Reacting to the Change
Not only is each of the aforementioned secular trends happening today, but each is barreling down on service providers like an accelerating freight train. Debating whether consolidation is healthy for the industry is really a moot point—the change is happening and taking place rapidly among service providers both large and small. As these trends happen, smaller companies are getting creative about their partnerships.
For example, a few weeks ago Calix announced its role in TMS—a consortium of service providers in Kentucky, Tennessee, and Alabama that has joined together to facilitate the implementation of advanced broadband services like IPTV through shared expertise, resources, and buying power. Others have been acquiring business services oriented CLECs as complements to their business—expanding the scope of their potential offerings as well as their scale. Even very small cooperatives have been teaming up to drive necessary new efficiencies and scale.
Service Provider consolidation is happening – and it’s inevitable. For the same reason that Walmart can dominate retail and Google can own search, scale drives efficiencies that, in turn, can be used to create new value for customers in terms of price, convenience, and innovation. Is this healthy for the industry? The answer is likely “YES” … as long as consolidation continues to drive new value to the customer. In a world where competition continues to increase almost universally, it will only be in corner cases where consolidation leads to worse value overall (otherwise the service provider will lose the customer relationship altogether). Certainly there may be cases where customer intimacy declines because of consolidation, but the same could be said of areas where Walmart expanded—and ultimately consumers voted in favor of the scale model with their wallets.

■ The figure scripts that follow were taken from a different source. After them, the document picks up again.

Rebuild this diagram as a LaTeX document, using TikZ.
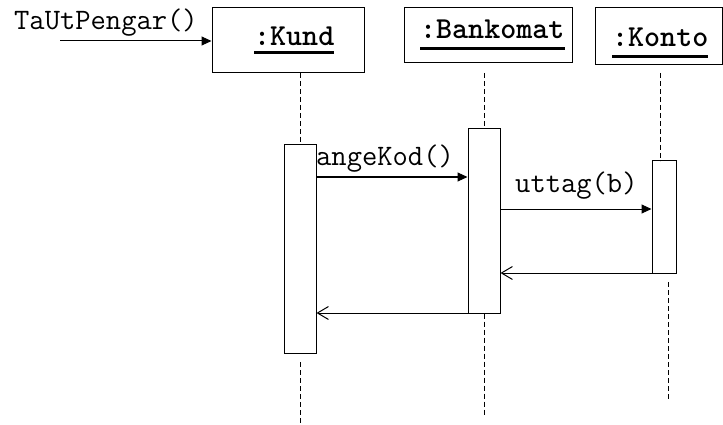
\documentclass[tikz,border=0pt]{standalone}
\usetikzlibrary{arrows.meta,calc}
\begin{document}
\begin{tikzpicture}[x=1pt,y=-1pt,
  lbl/.style={font=\ttfamily\fontsize{29.7}{31}\selectfont, inner sep=0pt, anchor=base west},
  hdlbl/.style={font=\ttfamily\bfseries\fontsize{30.5}{32}\selectfont, inner sep=0pt, anchor=base west},
  headbox/.style={draw, line width=1pt, rectangle, inner sep=0pt},
  actbox/.style={draw, line width=1pt, fill=white, rectangle, inner sep=0pt},
  lifeline/.style={line width=1pt, dash pattern=on 5pt off 3pt},
  call/.style={line width=1pt, -{Triangle[length=10pt,width=9pt]}},
  ret/.style={line width=1pt, -{Straight Barb[length=11pt,width=13pt]}},
  uline/.style={line width=2.6pt}
]
\useasboundingbox (0,0) rectangle (723,425);

% heads
\node[headbox, minimum width=152pt, minimum height=65pt] (kund) at (288,40.5) {};
\node[headbox, minimum width=168pt, minimum height=55pt] (bank) at (488,35.5) {};
\node[headbox, minimum width=127pt, minimum height=57pt] (konto) at (658.5,36.5) {};

\node[hdlbl] (kundl) at (254,46) {:Kund};
\node[hdlbl] (bankl) at (420,39) {:Bankomat};
\node[hdlbl] (kontol) at (612,46.5) {:Konto};
\draw[uline] (kundl.base west |- 0,52.5) -- (kundl.base east |- 0,52.5);
\draw[uline] (bankl.base west |- 0,48.5) -- (bankl.base east |- 0,48.5);
\draw[uline] (kontol.base west |- 0,56.5) -- (kontol.base east |- 0,56.5);

% activation boxes
\node[actbox, minimum width=32pt, minimum height=208pt] (kact) at (300,249) {};
\node[actbox, minimum width=32pt, minimum height=184pt] (bact) at (484,221) {};
\node[actbox, minimum width=24pt, minimum height=112pt] (cact) at (664,217) {};

% lifelines
\coordinate (kend) at (300,425);
\coordinate (bend) at (484,417);
\coordinate (cstart) at (668,282);
\coordinate (cend) at (668,400);
\draw[lifeline] (300,73) -- (kact.north);
\draw[lifeline] (300,362) -- (kend);
\draw[lifeline] (484,73) -- (bact.north);
\draw[lifeline] (bact.south) -- (bend);
\draw[lifeline] (660,73) -- (660,161);
\draw[lifeline] (cstart) -- (cend);

% messages
\coordinate (start) at (60,41);
\draw[call] (start) -- (kund.west |- start);
\node[lbl] (m0) at (14,30) {TaUtPengar()};

\draw[call] (kact.east |- 0,177) -- (bact.west |- 0,177);
\node[lbl] (m1) at (316,165) {angeKod()};

\draw[call] (bact.east |- 0,209) -- (cact.west |- 0,209);
\node[lbl] (m2) at (515,193) {uttag(b)};

\draw[ret] (cact.west |- 0,273) -- (bact.east |- 0,273);
\draw[ret] (bact.west |- 0,313) -- (kact.east |- 0,313);
\end{tikzpicture}
\end{document}
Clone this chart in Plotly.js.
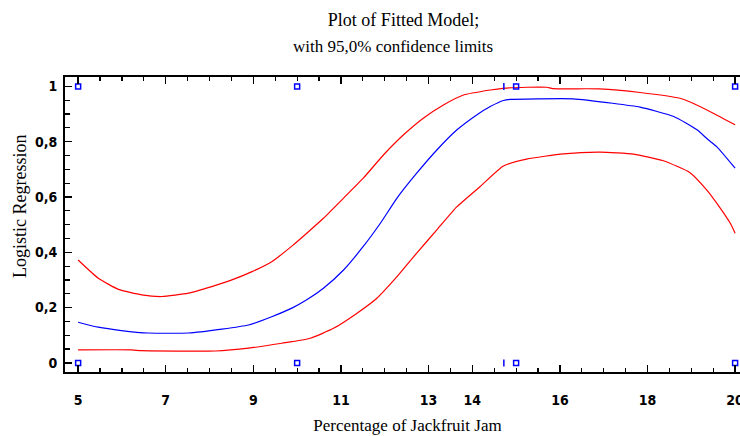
<!DOCTYPE html>
<html>
<head>
<meta charset="utf-8">
<script src="https://cdn.plot.ly/plotly-3.0.1.min.js"></script>
<style>
  html, body { margin: 0; padding: 0; background: #ffffff; overflow: hidden; }
  #chart { width: 760px; height: 436px; }
</style>
</head>
<body>
<div id="chart"></div>
<script>
// ---- data ----
const fitX = [5.0, 5.46, 5.99, 6.6, 7.52, 8.28, 8.89, 9.42, 9.88, 10.22, 10.6, 11.06, 11.51, 11.9, 12.28, 12.73, 13.19, 13.65, 14.1, 14.41, 14.71, 14.86, 15.5, 16.3, 17.2, 17.83, 18.6, 19.13, 19.38, 19.58, 20.0];
const fitY = [0.147, 0.129, 0.117, 0.108, 0.108, 0.122, 0.137, 0.167, 0.198, 0.228, 0.270, 0.336, 0.421, 0.505, 0.596, 0.686, 0.770, 0.843, 0.897, 0.927, 0.949, 0.953, 0.955, 0.955, 0.939, 0.925, 0.891, 0.843, 0.808, 0.782, 0.704];

const upperX = [5.0, 5.46, 5.92, 6.45, 6.91, 7.52, 8.05, 8.51, 8.97, 9.42, 9.9, 10.22, 10.6, 11.06, 11.51, 11.97, 12.43, 12.88, 13.34, 13.8, 14.41, 14.7, 15.25, 15.7, 15.84, 16.9, 17.83, 18.74, 19.04, 19.5, 20.0];
const upperY = [0.372, 0.306, 0.266, 0.246, 0.240, 0.252, 0.276, 0.300, 0.330, 0.366, 0.425, 0.469, 0.523, 0.596, 0.668, 0.752, 0.825, 0.885, 0.933, 0.969, 0.987, 0.993, 0.997, 0.997, 0.992, 0.991, 0.978, 0.957, 0.939, 0.903, 0.861];

const lowerX = [5.0, 6.22, 6.45, 8.13, 8.89, 9.65, 10.3, 10.83, 11.36, 11.82, 12.28, 12.73, 13.19, 13.65, 14.18, 14.71, 15.24, 16.08, 16.92, 17.68, 18.36, 18.97, 19.35, 19.58, 19.89, 20.0];
const lowerY = [0.047, 0.047, 0.044, 0.043, 0.053, 0.071, 0.089, 0.125, 0.179, 0.234, 0.312, 0.397, 0.481, 0.565, 0.638, 0.712, 0.737, 0.756, 0.762, 0.755, 0.731, 0.688, 0.626, 0.578, 0.505, 0.469];

const obsX = [5, 5, 10, 10, 15, 15, 20, 20];
const obsY = [0, 1, 0, 1, 0, 1, 0, 1];
const markX = [14.72, 14.72];
const markY = [0, 1];

const xTickVals = [5, 7, 9, 11, 13, 14, 16, 18, 20];
const xTickText = ['5', '7', '9', '11', '13', '14', '16', '18', '20'];
const yTickVals = [0, 0.2, 0.4, 0.6, 0.8, 1];
const yTickText = ['0', '0,2', '0,4', '0,6', '0,8', '1'];

// ---- chart ----
const serif = 'Liberation Serif, Times New Roman, serif';
const narrow = 'Liberation Sans Narrow, Arial Narrow, DejaVu Sans Condensed, sans-serif';

const traces = [
  { x: upperX, y: upperY, mode: 'lines', line: { color: '#ff0000', width: 1.2, shape: 'spline', smoothing: 0.5 }, hoverinfo: 'skip', name: 'upper' },
  { x: lowerX, y: lowerY, mode: 'lines', line: { color: '#ff0000', width: 1.2, shape: 'spline', smoothing: 0.5 }, hoverinfo: 'skip', name: 'lower' },
  { x: fitX, y: fitY, mode: 'lines', line: { color: '#0000ff', width: 1.2, shape: 'spline', smoothing: 0.5 }, name: 'fit' },
  { x: obsX, y: obsY, mode: 'markers', marker: { symbol: 'square-open', size: 5, color: '#0000ff', line: { width: 1.5, color: '#0000ff' } }, name: 'observed', cliponaxis: false },
  { x: markX, y: markY, mode: 'markers', marker: { symbol: 'line-ns-open', size: 5, color: '#0000ff', line: { width: 1.5, color: '#0000ff' } }, name: 'obs2', cliponaxis: false }
];

const axisCommon = {
  showgrid: false,
  zeroline: false,
  showline: true,
  linecolor: '#000000',
  linewidth: 2,
  ticks: 'inside',
  ticklen: 7,
  tickwidth: 1.5,
  tickcolor: '#000000',
  mirror: 'ticks',
  tickmode: 'array',
  tickfont: { family: narrow, size: 14, color: '#000000', weight: 'bold' }
};

const layout = {
  width: 760,
  height: 436,
  margin: { l: 65, r: 10, t: 77, b: 64 },
  paper_bgcolor: '#ffffff',
  plot_bgcolor: '#ffffff',
  showlegend: false,
  title: {
    text: 'Plot of Fitted Model;',
    font: { family: serif, size: 18, color: '#000000' },
    xref: 'container', yref: 'container',
    x: 393 / 740, y: 1 - 20 / 436, xanchor: 'center', yanchor: 'middle'
  },
  xaxis: Object.assign({}, axisCommon, {
    range: [4.7, 20.34],
    tickvals: xTickVals,
    ticktext: xTickText,
    ticklabelstandoff: 14,
    minor: { dtick: 0.5, tick0: 5, ticks: 'inside', ticklen: 4, tickwidth: 1.2, tickcolor: '#000000', showgrid: false },
    title: { text: 'Percentage of Jackfruit Jam', font: { family: serif, size: 17, color: '#000000' }, standoff: 12 }
  }),
  yaxis: Object.assign({}, axisCommon, {
    range: [-0.033, 1.034],
    tickvals: yTickVals,
    ticktext: yTickText,
    ticklabelstandoff: 3,
    minor: { dtick: 0.05, tick0: 0, ticks: 'inside', ticklen: 5, tickwidth: 1.2, tickcolor: '#000000', showgrid: false }
  }),
  annotations: [
    {
      text: 'with 95,0% confidence limits',
      xref: 'paper', yref: 'paper',
      x: (393 - 65) / 685, y: (372 - 46) / 295,
      xanchor: 'center', yanchor: 'middle', showarrow: false,
      font: { family: serif, size: 17, color: '#000000' }
    },
    {
      text: 'Logistic Regression',
      xref: 'paper', yref: 'paper',
      x: (20 - 65) / 685, y: (372 - 207) / 295,
      xanchor: 'center', yanchor: 'middle', showarrow: false, textangle: -90,
      font: { family: serif, size: 18, color: '#000000' }
    }
  ]
};

Plotly.newPlot('chart', traces, layout, { staticPlot: true, displayModeBar: false });
</script>
</body>
</html>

When will the need to consolidate strike you as a service provider? Perhaps it has already, and perhaps not for many years to come. In any case, the underlying drivers for consolidation are real. Your role as a service provider is to do whatever drives the most value to your subscribers and shareholders, and with a Calix Unified Access portfolio as the backbone of your network, you’ll have plenty of resources at your disposal to ensure that you are in a position to make the right choice.